The recent ascent of renewable natural gas (RNG) in transportation is a direct antidote for the fact that low oil, diesel and gasoline prices have put a big stop sign in front of what just a couple of years ago was a growing market for natural gas in the truck fleet market, according to a senior executive with California-based Clean Energy Fuels Corp.

Given the depressed petroleum product prices, “there is not a tremendous amount of enthusiasm for alternative fuels when diesel and gasoline are as inexpensive as they are right now,” said Harrison Clay, president of Clean Energy Renewables, which is pushing the new RNG technology.

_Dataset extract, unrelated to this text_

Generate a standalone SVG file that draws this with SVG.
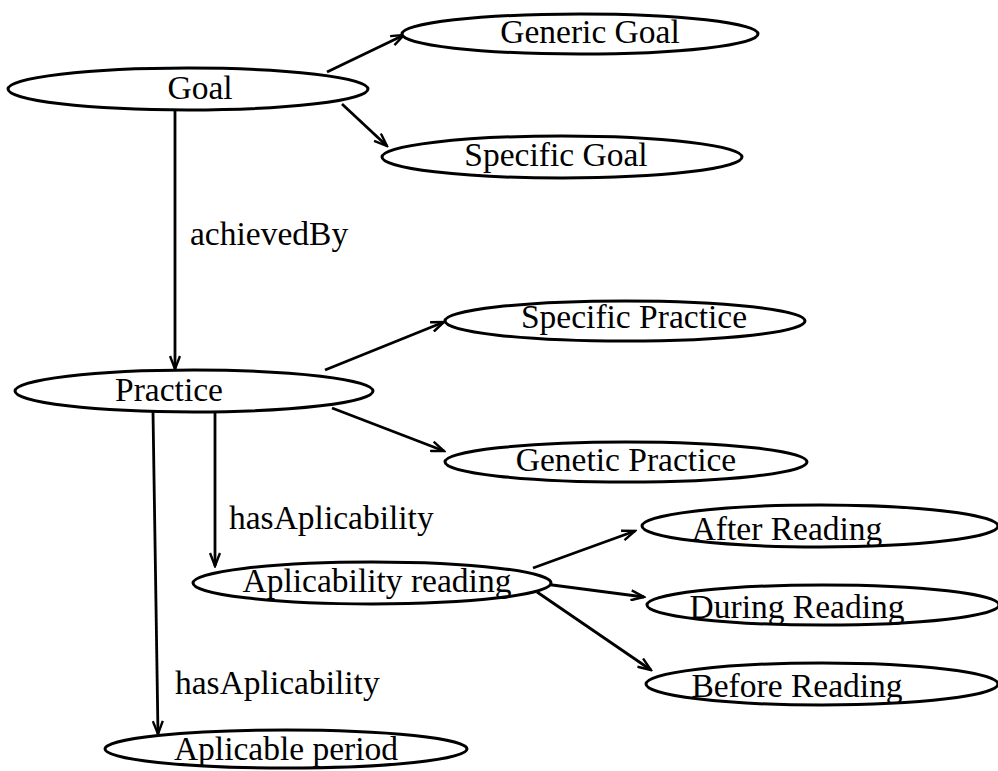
<svg xmlns="http://www.w3.org/2000/svg" width="998" height="771" viewBox="0 0 998 771">
<style>
.node ellipse{fill:#fff;stroke:#000;stroke-width:3}
text{font-family:"Liberation Serif","Times New Roman",serif;font-size:33.5px;fill:#000}
.node text{text-anchor:middle}
#edges line{stroke:#000;stroke-width:2.8;fill:none}
</style>
<defs>
<marker id="arr" markerWidth="16" markerHeight="12" refX="14" refY="6" orient="auto" markerUnits="userSpaceOnUse">
<path d="M1,1 L14,6 L1,11" fill="none" stroke="#000" stroke-width="2.4"/>
</marker>
</defs>
<rect width="998" height="771" fill="#fff"/>
<g id="edges">
<line x1="327" y1="72" x2="404" y2="35" marker-end="url(#arr)"/>
<line x1="342" y1="104" x2="387" y2="146" marker-end="url(#arr)"/>
<line x1="175" y1="110" x2="175" y2="369" marker-end="url(#arr)"/>
<line x1="325" y1="370" x2="444" y2="322" marker-end="url(#arr)"/>
<line x1="332" y1="408" x2="444" y2="451" marker-end="url(#arr)"/>
<line x1="215" y1="412" x2="215" y2="566" marker-end="url(#arr)"/>
<line x1="153" y1="412" x2="158" y2="734" marker-end="url(#arr)"/>
<line x1="533" y1="568" x2="635" y2="531" marker-end="url(#arr)"/>
<line x1="537" y1="583" x2="644" y2="597" marker-end="url(#arr)"/>
<line x1="537" y1="592" x2="651" y2="670" marker-end="url(#arr)"/>
<text x="190" y="245">achievedBy</text>
<text x="229" y="529">hasAplicability</text>
<text x="175" y="694">hasAplicability</text>
</g>
<g id="goal" class="node"><ellipse cx="188" cy="89" rx="180" ry="21"/><text x="200" y="99">Goal</text></g>
<g id="generic-goal" class="node"><ellipse cx="580" cy="34" rx="178" ry="20"/><text x="590" y="43">Generic Goal</text></g>
<g id="specific-goal" class="node"><ellipse cx="562" cy="157" rx="180" ry="21"/><text x="556" y="166">Specific Goal</text></g>
<g id="practice" class="node"><ellipse cx="194" cy="391" rx="179" ry="21"/><text x="169" y="401">Practice</text></g>
<g id="specific-practice" class="node"><ellipse cx="625" cy="321" rx="180" ry="20"/><text x="634" y="328">Specific Practice</text></g>
<g id="genetic-practice" class="node"><ellipse cx="626" cy="462" rx="181" ry="20"/><text x="626" y="471">Genetic Practice</text></g>
<g id="aplicability-reading" class="node"><ellipse cx="372" cy="583" rx="179" ry="21"/><text x="377" y="592">Aplicability reading</text></g>
<g id="after-reading" class="node"><ellipse cx="820" cy="526" rx="178" ry="21"/><text x="787" y="540">After Reading</text></g>
<g id="during-reading" class="node"><ellipse cx="823" cy="605" rx="176" ry="20"/><text x="797" y="618">During Reading</text></g>
<g id="before-reading" class="node"><ellipse cx="822" cy="684" rx="176" ry="21"/><text x="797" y="697">Before Reading</text></g>
<g id="aplicable-period" class="node"><ellipse cx="286" cy="749" rx="181" ry="19"/><text x="286" y="760">Aplicable period</text></g>
</svg>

Clay sees some further optimism in the otherwise depressed natural gas vehicle (NGV) space from the new near-zero emission NGV engines coming on the market and the federal renewable fuel standard (RFS) program that offers tradeable pollution-saving credits for fuels, such as RNG, and allocates volume goals for the production of cellulosic biofuel, biomass-based diesel, advanced biofuel and total renewable fuels.

“Having the RNG offering has been a growth opportunity for us,” said Clay.

Clay does not shy away from the reality that two years of depressed oil prices have spread some pain in the NGV sector, particularly with truck fleets, but he doesn’t think that a $100/bbl environment is necessary for the transportation use of natural gas to thrive.

“If natural gas stays at $2-$3/MMBtu, but oil is back up to $60 or $70, then we start to have the energy equivalent value differential that drives adoption,” Clay told NGI. “Natural gas at $3/MMBtu is an $18 equivalent to a $70/bbl oil price. There, you are at a fraction of the cost, so you can have the real significant fuel price savings that drive change [to NGVs].

“And focusing on the bottom line is the way to get fleets to change the way they fuel their vehicles, especially in the medium-duty fleet sector, where it is a real challenge. We’ve seen it happen quite successfully in the refuse truck industry, and I think we would have seen much more rapid adoption in the trucking industry had we not had a collapse in oil prices right at the time when the 12-liter NGV engine from Cummins Westport was introduced [see Daily GPI, Oct. 8, 2014].”

Clay said he sees some turning upward in prices and over the long-term, oil is going to be priced at a “significant premium” to natural gas on an energy equivalent basis. Natural gas is cleaner and RNG is “much, much cleaner” than gasoline or diesel, he said.

In the meantime, the push for RNG continues at the national level, and in California there is proposed legislation to try to open up the state’s natural gas grid to commingle RNG, or biomethane, in the infrastructure (see Daily GPI, April 27).

California regulators a few years ago lifted a ban on mixing RNG into the natural gas grid, but the quality and other restrictions placed on the renewable version of natural gas are nearly impossible to meet. Clay and others are backing a proposal to require the California Public Utilities Commission to work with the California Science and Technology Center to look at the quality tariff to assess whether it is “reasonable and/or necessary.”

“It would look at whether there are modifications that could be made that would allow for the injection of RNG into the grid here, just like has been done in so many other states and countries for decades,” Clay said. “We’re kind of re-inventing the wheel here in California, but the important thing is that we are making progress.

“Today, we produce all the product [RNG] outside the state and wheel or nominate it into the state via the interstate pipeline system. It’s really no different than the way renewable energy is bought and sold on the electric grid.”